Of course, WPS still needs to do some Twitter tutoring. “I saw that on one of the morning shows, and I was like ‘what are they talking about?'” says Lilly, 37, who first joined the U.S. national team in 1987. “Is that texting? I’m too old to know these things.” (Read about celebrities who meet their Twitter fans.)
WPS can’t tweet its way past the economy, which has hurts sports sponsorships. The LPGA, for instance, has had to drop a couple of tournaments because sponsors did. Though Antonucci says WPS is negotiating with consumer products companies, to date the league has only signed two national sponsors: Puma and Hint, a bottled water brand. It had expected five by now.
The league has modest expectations — Antonucci is shooting for an average attendance between 4,000 and 6,000 fans per game. But WPS is also launching within a crowded sports calendar: March Madness, the NBA stretch run, NHL playoffs, the start of baseball, and the upcoming Masters golf tournament are grabbing fans attention. Soccer is busy, too with MLS in full swing and the U.S. men’s team in World Cup qualifying. Somehow, the WPS has to break through. “The league really has to catch fire early,” says David Carter, executive director of the Sports Business Institute at the University of Southern California.

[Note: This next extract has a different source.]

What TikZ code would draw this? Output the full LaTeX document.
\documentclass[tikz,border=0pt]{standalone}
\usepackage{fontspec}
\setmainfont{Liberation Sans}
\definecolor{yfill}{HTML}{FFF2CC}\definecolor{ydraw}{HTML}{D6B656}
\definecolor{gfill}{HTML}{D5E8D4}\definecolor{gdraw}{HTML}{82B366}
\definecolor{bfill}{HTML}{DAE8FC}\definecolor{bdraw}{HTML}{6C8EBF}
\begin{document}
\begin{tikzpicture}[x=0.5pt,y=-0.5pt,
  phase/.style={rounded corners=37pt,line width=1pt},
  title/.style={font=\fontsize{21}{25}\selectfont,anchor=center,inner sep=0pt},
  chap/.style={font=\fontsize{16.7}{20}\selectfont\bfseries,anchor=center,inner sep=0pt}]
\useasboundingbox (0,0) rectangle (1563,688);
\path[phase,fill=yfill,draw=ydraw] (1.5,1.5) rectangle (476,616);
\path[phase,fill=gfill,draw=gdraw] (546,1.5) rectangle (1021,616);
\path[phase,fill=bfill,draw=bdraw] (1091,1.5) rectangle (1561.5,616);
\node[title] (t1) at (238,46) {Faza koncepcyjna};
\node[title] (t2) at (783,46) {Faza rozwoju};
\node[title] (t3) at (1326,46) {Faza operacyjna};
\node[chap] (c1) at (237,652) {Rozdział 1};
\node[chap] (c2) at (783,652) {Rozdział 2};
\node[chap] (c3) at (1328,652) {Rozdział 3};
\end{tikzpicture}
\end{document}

Value may be the sweet spot for WPS. Women’s soccer is a cheap ticket — the average price is in $15-to-$19 range, and some deals let fans grab a seat for as little as $10. “We’re an attractive and affordable alternative,” says Antonucci. “Whereas in a good economy, we might have been perceived as, well, a lower priority among sports fans. We might actually have some sports fans sample us who wouldn’t have otherwise.”

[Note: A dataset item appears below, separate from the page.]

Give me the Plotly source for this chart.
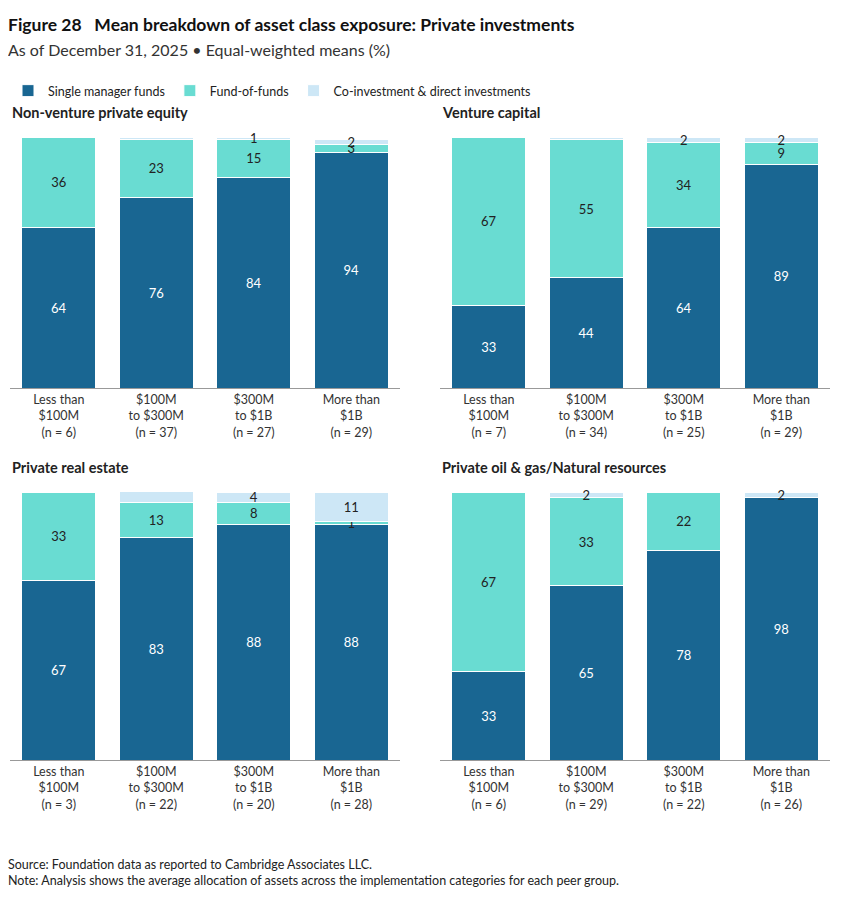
import plotly.graph_objects as go
from plotly.subplots import make_subplots

groups = ['Less than<br>$100M<br>(n = {})', '$100M<br>to $300M<br>(n = {})',
          '$300M<br>to $1B<br>(n = {})', 'More than<br>$1B<br>(n = {})']
series = ['Single manager funds', 'Fund-of-funds', 'Co-investment & direct investments']
colors = ['#196692', '#69dcd2', '#cde7f6']
text_colors = ['white', '#222222', '#222222']

panels = ['Non-venture private equity', 'Venture capital',
          'Private real estate', 'Private oil & gas/Natural resources']
counts = [[6, 37, 27, 29], [7, 34, 25, 29], [3, 22, 20, 28], [6, 29, 22, 26]]

single = [[64, 76, 84, 94], [33, 44, 64, 89], [67, 83, 88, 88], [33, 65, 78, 98]]
fof = [[36, 23, 15, 3], [67, 55, 34, 9], [33, 13, 8, 1], [67, 33, 22, 0]]
coinv = [[0, 1, 1, 2], [0, 1, 2, 2], [0, 5, 4, 11], [0, 2, 0, 2]]

fig = make_subplots(rows=2, cols=2)
W, H = 838, 902
OFF = 8  # page margin of the browser


def px(x, total):
    return (x - OFF) / total


xd = [[px(10, W), px(400, W)], [px(440, W), px(830, W)]]
yd = [[1 - px(760, H), 1 - px(492, H)], [1 - px(388, H), 1 - px(137, H)]]

for i in range(4):
    r, c = i // 2 + 1, i % 2 + 1
    cats = [g.format(n) for g, n in zip(groups, counts[i])]
    for s, vals in enumerate([single[i], fof[i], coinv[i]]):
        labels = []
        for j, v in enumerate(vals):
            hide = v < 1 or (s == 2 and v == 1 and j == 1)
            labels.append('' if hide else str(v))
        fig.add_trace(go.Bar(
            x=cats, y=vals, name=series[s], marker_color=colors[s],
            marker_line=dict(color='white', width=1),
            text=labels, textposition='inside', insidetextanchor='middle',
            textangle=0, cliponaxis=False,
            textfont=dict(color=text_colors[s], size=13),
            showlegend=(i == 0), hoverinfo='skip'), row=r, col=c)
    n = '' if i == 0 else str(i + 1)
    fig.layout['xaxis' + n].update(domain=xd[c - 1], showline=True, linecolor='#999999',
                                   tickfont=dict(size=12.5, color='#333333'), ticks='')
    fig.layout['yaxis' + n].update(domain=yd[2 - r], range=[0, 100], visible=False)
    fig.add_annotation(text='<b>' + panels[i] + '</b>', x=xd[c - 1][0], xanchor='left',
                       y=yd[2 - r][1] + 14 / H, yanchor='bottom', xref='paper', yref='paper',
                       showarrow=False, font=dict(size=14.5, color='#222222'))

fig.add_annotation(text='<b>Figure 28   Mean breakdown of asset class exposure: Private investments</b>',
                   x=px(6, W), y=1 - px(12, H), xref='paper', yref='paper', xanchor='left', yanchor='top',
                   showarrow=False, font=dict(size=17.5, color='#111111'))
fig.add_annotation(text='As of December 31, 2025 • Equal-weighted means (%)',
                   x=px(6, W), y=1 - px(38, H), xref='paper', yref='paper', xanchor='left', yanchor='top',
                   showarrow=False, font=dict(size=16, color='#333333'))
fig.add_annotation(text='Source: Foundation data as reported to Cambridge Associates LLC.<br>'
                        'Note: Analysis shows the average allocation of assets across the implementation categories for each peer group.',
                   x=px(6, W), y=1 - px(855, H), xref='paper', yref='paper', xanchor='left', yanchor='top',
                   align='left', showarrow=False, font=dict(size=12.5, color='#222222'))

fig.update_layout(
    width=W, height=H, barmode='stack', bargap=0.24,
    margin=dict(l=0, r=0, t=0, b=0),
    plot_bgcolor='white', paper_bgcolor='white',
    font=dict(family='Lato', color='#222222'),
    uniformtext=dict(minsize=12, mode='show'),
    legend=dict(orientation='h', x=px(8, W), y=1 - px(76, H), xanchor='left', yanchor='top',
                font=dict(size=12.5), itemwidth=30, traceorder='normal'),
)

fig.write_html("out.html")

Lilly makes a simple pitch for the women’s pitch. “It’s not going to make or break you, and it’s probably cheaper than going to have coffee with someone,” she says. “Be a critic after you’ve come see a game, don’t make a judgment beforehand. If you attend a game, you’ll see people working their asses off.” No doubt these classy pros will take their shots. But is hard work enough to score big in the face of a brutal downturn?